» **Objective**:
Restate word for word the lines of the data below, from the first through the one that has "import pandas as pd".

» **Data block**:
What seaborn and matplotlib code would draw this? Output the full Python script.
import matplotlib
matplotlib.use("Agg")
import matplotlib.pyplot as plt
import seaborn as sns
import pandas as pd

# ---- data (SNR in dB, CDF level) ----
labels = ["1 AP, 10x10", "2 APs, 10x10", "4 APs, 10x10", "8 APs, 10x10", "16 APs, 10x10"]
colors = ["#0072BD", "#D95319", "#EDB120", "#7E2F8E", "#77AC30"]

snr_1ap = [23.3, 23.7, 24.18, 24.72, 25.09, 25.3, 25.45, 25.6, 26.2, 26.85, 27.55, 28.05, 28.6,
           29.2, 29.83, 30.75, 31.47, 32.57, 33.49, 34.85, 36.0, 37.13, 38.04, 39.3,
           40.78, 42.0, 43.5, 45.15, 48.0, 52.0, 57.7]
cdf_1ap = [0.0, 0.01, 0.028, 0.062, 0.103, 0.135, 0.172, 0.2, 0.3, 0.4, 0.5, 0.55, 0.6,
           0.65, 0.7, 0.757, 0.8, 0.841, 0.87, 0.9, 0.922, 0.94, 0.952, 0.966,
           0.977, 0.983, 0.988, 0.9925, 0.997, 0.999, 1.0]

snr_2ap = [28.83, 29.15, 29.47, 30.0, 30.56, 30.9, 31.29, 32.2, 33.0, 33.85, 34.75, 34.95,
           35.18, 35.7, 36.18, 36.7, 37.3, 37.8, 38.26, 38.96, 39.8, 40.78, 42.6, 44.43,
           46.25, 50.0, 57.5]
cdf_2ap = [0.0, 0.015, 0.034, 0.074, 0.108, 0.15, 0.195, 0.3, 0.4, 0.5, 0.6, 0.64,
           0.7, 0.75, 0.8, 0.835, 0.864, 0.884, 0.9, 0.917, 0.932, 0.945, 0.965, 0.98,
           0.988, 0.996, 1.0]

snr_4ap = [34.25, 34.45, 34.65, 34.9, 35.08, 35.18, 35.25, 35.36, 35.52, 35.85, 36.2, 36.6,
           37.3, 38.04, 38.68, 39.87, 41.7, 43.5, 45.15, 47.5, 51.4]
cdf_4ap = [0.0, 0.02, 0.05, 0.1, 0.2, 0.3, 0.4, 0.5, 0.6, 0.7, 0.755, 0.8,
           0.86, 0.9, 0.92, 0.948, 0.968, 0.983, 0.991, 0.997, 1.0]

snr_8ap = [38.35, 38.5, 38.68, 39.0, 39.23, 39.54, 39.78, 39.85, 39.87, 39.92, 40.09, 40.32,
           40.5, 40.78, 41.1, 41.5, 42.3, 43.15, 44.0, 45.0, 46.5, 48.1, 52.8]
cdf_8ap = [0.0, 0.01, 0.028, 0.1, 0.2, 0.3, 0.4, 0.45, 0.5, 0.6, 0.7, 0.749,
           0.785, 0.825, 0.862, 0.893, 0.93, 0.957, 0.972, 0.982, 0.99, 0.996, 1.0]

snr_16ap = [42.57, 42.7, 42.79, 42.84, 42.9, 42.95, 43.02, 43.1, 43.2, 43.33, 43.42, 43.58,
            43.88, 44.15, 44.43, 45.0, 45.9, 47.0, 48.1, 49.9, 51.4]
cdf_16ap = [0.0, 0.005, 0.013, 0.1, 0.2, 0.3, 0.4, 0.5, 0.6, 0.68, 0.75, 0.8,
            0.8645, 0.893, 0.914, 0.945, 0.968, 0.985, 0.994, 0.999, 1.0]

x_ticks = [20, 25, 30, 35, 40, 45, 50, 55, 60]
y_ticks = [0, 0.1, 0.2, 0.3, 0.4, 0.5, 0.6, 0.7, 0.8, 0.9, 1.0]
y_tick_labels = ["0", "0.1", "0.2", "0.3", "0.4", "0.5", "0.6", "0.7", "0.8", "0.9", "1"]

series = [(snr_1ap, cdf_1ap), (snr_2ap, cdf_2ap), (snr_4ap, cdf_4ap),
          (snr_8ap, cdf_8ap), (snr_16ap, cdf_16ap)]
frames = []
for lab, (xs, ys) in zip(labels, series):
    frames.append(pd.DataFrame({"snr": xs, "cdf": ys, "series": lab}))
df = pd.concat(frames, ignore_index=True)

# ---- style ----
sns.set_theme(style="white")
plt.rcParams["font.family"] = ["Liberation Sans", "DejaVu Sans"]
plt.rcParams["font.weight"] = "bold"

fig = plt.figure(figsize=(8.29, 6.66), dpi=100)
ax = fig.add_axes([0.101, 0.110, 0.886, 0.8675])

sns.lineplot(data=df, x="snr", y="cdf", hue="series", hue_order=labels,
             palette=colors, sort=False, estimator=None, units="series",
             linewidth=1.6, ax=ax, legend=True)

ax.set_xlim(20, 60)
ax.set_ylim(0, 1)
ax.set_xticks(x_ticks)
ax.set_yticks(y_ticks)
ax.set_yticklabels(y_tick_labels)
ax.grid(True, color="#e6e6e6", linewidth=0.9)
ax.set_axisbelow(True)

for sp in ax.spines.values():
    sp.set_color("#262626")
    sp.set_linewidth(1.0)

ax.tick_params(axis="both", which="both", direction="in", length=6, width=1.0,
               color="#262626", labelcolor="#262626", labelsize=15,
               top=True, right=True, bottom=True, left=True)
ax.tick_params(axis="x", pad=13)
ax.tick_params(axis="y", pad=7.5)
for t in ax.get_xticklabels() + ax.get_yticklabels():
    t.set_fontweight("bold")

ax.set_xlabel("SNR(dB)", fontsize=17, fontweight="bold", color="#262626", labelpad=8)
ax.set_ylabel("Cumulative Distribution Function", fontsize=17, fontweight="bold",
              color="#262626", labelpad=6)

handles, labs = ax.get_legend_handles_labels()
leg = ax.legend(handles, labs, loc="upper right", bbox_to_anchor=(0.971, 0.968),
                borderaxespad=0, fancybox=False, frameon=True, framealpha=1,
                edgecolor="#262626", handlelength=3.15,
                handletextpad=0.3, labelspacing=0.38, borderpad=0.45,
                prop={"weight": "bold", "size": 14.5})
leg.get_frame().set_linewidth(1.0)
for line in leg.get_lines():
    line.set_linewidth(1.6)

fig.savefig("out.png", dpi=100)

» **Answer for the task**:
What seaborn and matplotlib code would draw this? Output the full Python script.
import matplotlib
matplotlib.use("Agg")
import matplotlib.pyplot as plt
import seaborn as sns
import pandas as pd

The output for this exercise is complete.